Exercise goal: Identify all lines in the listing that include the word "React", and copy them out.

Collected data:
□ □ □ □ □ □ □

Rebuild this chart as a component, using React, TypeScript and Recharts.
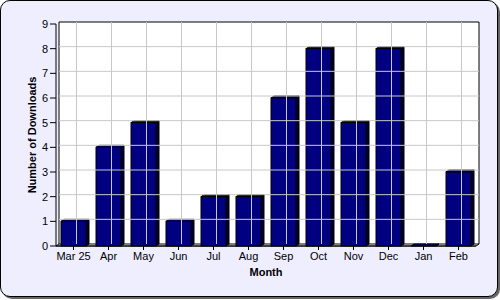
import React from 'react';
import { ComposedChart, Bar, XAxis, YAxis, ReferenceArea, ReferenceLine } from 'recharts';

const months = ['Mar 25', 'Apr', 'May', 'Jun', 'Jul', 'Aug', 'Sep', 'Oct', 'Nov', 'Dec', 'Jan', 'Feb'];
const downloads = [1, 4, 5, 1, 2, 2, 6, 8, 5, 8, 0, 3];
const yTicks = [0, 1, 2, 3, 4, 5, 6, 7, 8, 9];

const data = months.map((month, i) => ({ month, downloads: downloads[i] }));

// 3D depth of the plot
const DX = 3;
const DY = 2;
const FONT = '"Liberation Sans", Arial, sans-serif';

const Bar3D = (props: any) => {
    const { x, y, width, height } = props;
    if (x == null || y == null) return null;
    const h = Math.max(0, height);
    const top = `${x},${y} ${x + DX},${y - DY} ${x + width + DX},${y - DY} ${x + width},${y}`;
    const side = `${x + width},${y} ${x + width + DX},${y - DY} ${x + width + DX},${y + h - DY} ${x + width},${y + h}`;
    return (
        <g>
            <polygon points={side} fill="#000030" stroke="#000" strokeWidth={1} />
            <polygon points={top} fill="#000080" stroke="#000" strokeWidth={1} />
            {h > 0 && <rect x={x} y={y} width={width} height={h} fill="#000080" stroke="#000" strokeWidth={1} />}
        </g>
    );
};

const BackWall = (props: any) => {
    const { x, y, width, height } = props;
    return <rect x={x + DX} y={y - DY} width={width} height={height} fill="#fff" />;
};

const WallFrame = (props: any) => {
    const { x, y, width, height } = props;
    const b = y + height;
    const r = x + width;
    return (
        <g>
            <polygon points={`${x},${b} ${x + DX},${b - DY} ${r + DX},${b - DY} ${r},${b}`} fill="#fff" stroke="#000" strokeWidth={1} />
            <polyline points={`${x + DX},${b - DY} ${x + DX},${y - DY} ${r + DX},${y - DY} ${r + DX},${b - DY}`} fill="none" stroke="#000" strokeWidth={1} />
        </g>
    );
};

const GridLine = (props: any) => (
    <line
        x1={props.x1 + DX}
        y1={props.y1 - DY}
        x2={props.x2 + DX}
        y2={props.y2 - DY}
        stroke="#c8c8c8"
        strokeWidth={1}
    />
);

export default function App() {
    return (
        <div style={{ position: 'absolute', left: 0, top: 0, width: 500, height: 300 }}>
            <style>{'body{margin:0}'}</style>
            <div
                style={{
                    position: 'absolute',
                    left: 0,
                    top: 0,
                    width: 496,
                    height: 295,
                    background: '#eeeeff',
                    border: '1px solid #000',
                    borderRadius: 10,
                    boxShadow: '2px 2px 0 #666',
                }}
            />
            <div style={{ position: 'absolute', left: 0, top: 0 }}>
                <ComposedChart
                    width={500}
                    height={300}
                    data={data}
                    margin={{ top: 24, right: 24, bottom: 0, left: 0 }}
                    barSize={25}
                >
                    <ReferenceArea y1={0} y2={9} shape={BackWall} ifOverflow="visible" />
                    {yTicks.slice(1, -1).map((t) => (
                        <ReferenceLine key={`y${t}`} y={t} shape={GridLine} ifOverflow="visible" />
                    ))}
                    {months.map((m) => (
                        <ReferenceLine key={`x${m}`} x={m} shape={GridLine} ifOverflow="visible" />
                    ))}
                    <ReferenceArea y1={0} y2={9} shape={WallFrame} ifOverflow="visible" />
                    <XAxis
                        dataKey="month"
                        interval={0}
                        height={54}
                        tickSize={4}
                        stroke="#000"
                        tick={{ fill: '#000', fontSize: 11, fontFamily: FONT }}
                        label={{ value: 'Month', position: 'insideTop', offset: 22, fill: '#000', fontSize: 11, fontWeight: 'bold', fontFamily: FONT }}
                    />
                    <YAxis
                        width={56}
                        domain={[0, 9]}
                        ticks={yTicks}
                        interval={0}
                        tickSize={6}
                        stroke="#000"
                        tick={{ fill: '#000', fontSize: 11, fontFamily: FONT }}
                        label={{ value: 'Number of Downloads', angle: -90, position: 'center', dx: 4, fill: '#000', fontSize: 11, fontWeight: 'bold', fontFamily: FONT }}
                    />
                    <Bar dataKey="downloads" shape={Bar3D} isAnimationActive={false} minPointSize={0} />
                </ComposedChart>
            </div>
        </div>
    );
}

□ □ □ □ □ □ □

The answer:
Rebuild this chart as a component, using React, TypeScript and Recharts.
import React from 'react';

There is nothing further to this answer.